Soldier and nurse in the American Civil War

Mary Ann Brown (June 30, 1840 – March 15, 1936) was a nurse and soldier in the American Civil War who served alongside her husband in the 31st Maine Infantry Regiment.

==Biography==
Mary Ann Berry was born on June 30, 1840, in Lewiston, Maine. She met her husband, Ivory Brown in 1861, and they married on August 12, 1861. Ivory served for three months in the 1st Maine Volunteer Infantry Regiment, and then enlisted in the 31st Maine Infantry in 1864. Mary likely enlisted as a nurse and disguised herself as a soldier in order to remain close to her husband.
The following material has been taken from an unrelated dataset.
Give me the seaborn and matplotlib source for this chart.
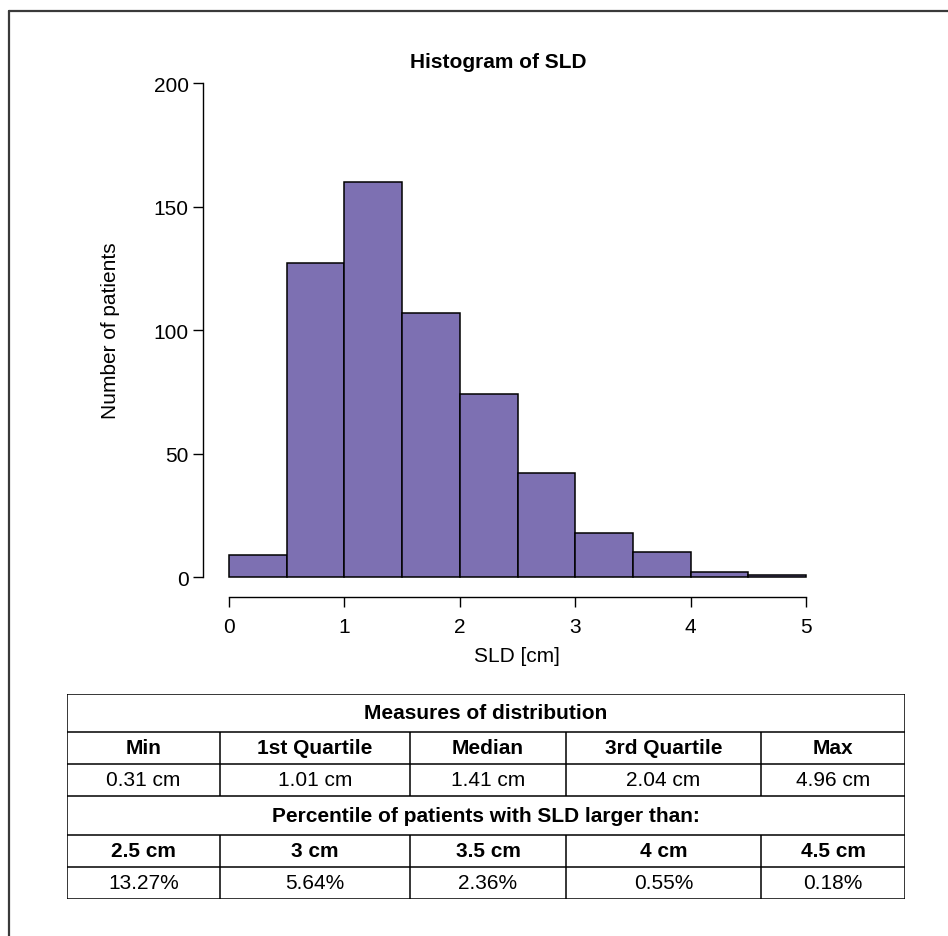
#!/usr/bin/env python3
"""
Histogram of SLD with a summary table underneath
"""

import numpy as np
import matplotlib
matplotlib.use("Agg")
import matplotlib.pyplot as plt
from matplotlib.lines import Line2D
import seaborn as sns

# histogram counts per 0.5 cm bin
bin_edges = [0.0, 0.5, 1.0, 1.5, 2.0, 2.5, 3.0, 3.5, 4.0, 4.5, 5.0]
counts = [9, 127, 160, 107, 74, 42, 18, 10, 2, 1]
x_ticks = [0, 1, 2, 3, 4, 5]
y_ticks = [0, 50, 100, 150, 200]

# table contents
stat_labels = ["Min", "1st Quartile", "Median", "3rd Quartile", "Max"]
stat_values = ["0.31 cm", "1.01 cm", "1.41 cm", "2.04 cm", "4.96 cm"]
threshold_labels = ["2.5 cm", "3 cm", "3.5 cm", "4 cm", "4.5 cm"]
pct_values = ["13.27%", "5.64%", "2.36%", "0.55%", "0.18%"]

W, H = 948, 937
BAR_COLOR = "#7d70b2"
FONT = ["Liberation Sans", "DejaVu Sans"]
TABLE_FS = 15


def px_box(left, top, right, bottom):
    """pixel box -> figure fraction rect"""
    return [left / W, 1 - bottom / H, (right - left) / W, (bottom - top) / H]


def draw_histogram(fig):
    ax = fig.add_axes(px_box(203, 84, 830, 598))
    mids = [(a + b) / 2 for a, b in zip(bin_edges[:-1], bin_edges[1:])]
    sns.histplot(x=mids, weights=counts, bins=bin_edges, color=BAR_COLOR,
                 edgecolor="black", linewidth=1.1, alpha=1, ax=ax)

    # 0 -> px 229, 5 -> px 806, 200 -> px 84, 0 -> px 578
    sx = (806 - 229) / 5
    sy = (578 - 84) / 200
    ax.set_xlim((203 - 229) / sx, (830 - 229) / sx)
    ax.set_ylim(-(598 - 578) / sy, 200)

    for side in ["top", "right"]:
        ax.spines[side].set_visible(False)
    ax.spines["left"].set_bounds(0, 200)
    ax.spines["bottom"].set_bounds(0, 5)
    for side in ["left", "bottom"]:
        ax.spines[side].set_linewidth(1.0)
        ax.spines[side].set_color("black")

    ax.set_xticks(x_ticks)
    ax.set_yticks(y_ticks)
    ax.set_xticklabels([str(t) for t in x_ticks])
    ax.set_yticklabels([str(t) for t in y_ticks])
    ax.tick_params(axis="both", bottom=True, left=True, direction="out",
                   length=7.2, width=1.0, labelsize=15, colors="black")
    ax.tick_params(axis="x", pad=7)
    ax.tick_params(axis="y", pad=3)
    ax.set_xlabel("")
    ax.set_ylabel("")
    ax.grid(False)

    fig.text(498 / W, 1 - 62 / H, "Histogram of SLD", ha="center", va="center",
             fontsize=15, fontweight="bold")
    fig.text(517 / W, 1 - 657 / H, "SLD [cm]", ha="center", va="center", fontsize=15)
    fig.text(110 / W, 1 - 331 / H, "Number of patients", ha="center", va="center",
             rotation=90, fontsize=15)
    return ax


def draw_table(fig):
    left, top, right, bottom = 67, 695, 905, 900
    ax = fig.add_axes(px_box(left, top, right, bottom))
    ax.set_xlim(left, right)
    ax.set_ylim(bottom, top)
    ax.axis("off")

    col_edges = [67, 220, 410, 566, 761, 905]
    row_edges = [695, 733, 765, 797, 836, 868, 900]
    lw = 1.1

    # horizontal rules
    ax.hlines(row_edges, left, right, color="black", lw=lw)
    ax.vlines([left, right], top, bottom, color="black", lw=lw)
    # column dividers only in the data rows
    for r0, r1 in [(1, 3), (4, 6)]:
        ax.vlines(col_edges[1:-1], row_edges[r0], row_edges[r1], color="black", lw=lw)

    centers = [(a + b) / 2 for a, b in zip(col_edges[:-1], col_edges[1:])]
    rmid = [(a + b) / 2 for a, b in zip(row_edges[:-1], row_edges[1:])]

    ax.text((left + right) / 2, rmid[0], "Measures of distribution", ha="center",
            va="center", fontsize=TABLE_FS, fontweight="bold")
    ax.text((left + right) / 2, rmid[3], "Percentile of patients with SLD larger than:",
            ha="center", va="center", fontsize=TABLE_FS, fontweight="bold")
    for cx, a, b, c, d in zip(centers, stat_labels, stat_values, threshold_labels, pct_values):
        ax.text(cx, rmid[1], a, ha="center", va="center", fontsize=TABLE_FS, fontweight="bold")
        ax.text(cx, rmid[2], b, ha="center", va="center", fontsize=TABLE_FS)
        ax.text(cx, rmid[4], c, ha="center", va="center", fontsize=TABLE_FS, fontweight="bold")
        ax.text(cx, rmid[5], d, ha="center", va="center", fontsize=TABLE_FS)
    return ax


def main():
    sns.set_style("white")
    plt.rcParams["font.family"] = FONT
    plt.rcParams["text.color"] = "black"

    fig = plt.figure(figsize=(W / 100, H / 100), dpi=100)
    fig.patch.set_facecolor("white")

    draw_histogram(fig)
    draw_table(fig)

    # outer frame (cropped on the right and bottom)
    fig.add_artist(Line2D([9 / W, 1.0], [1 - 12 / H, 1 - 12 / H], color="#3a3a3a", lw=1.6))
    fig.add_artist(Line2D([9 / W, 9 / W], [1 - 12 / H, 0.0], color="#3a3a3a", lw=1.6))

    fig.savefig("out.png", dpi=100)
    plt.close("all")


if __name__ == "__main__":
    main()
She later claimed to have "carried a musket...and fought like the rest of them". She stated she joined because "slavery was an awful thing and we were determined to fight it down". After the war, Mary and Ivory returned to Maine and worked a small farm in Brownfield for nearly forty years. They had one daughter named Lydia. In the late 1890s, Ivory's health began to decline, and began to claim his war pension. He died on October 12, 1903, of kidney disease. Mary outlived him by thirty years, but eventually grew senile and was placed in the local Farrington Hospital, where she died on March 15, 1936, at the age of 95.

She was featured in a Civil War exhibit from 2012-2013, and in 2016, a fundraiser was begun to place a headstone to commemorate her in the Brownfield Pine Grove Cemetery, next to her husband. It was installed on September 13, 2017.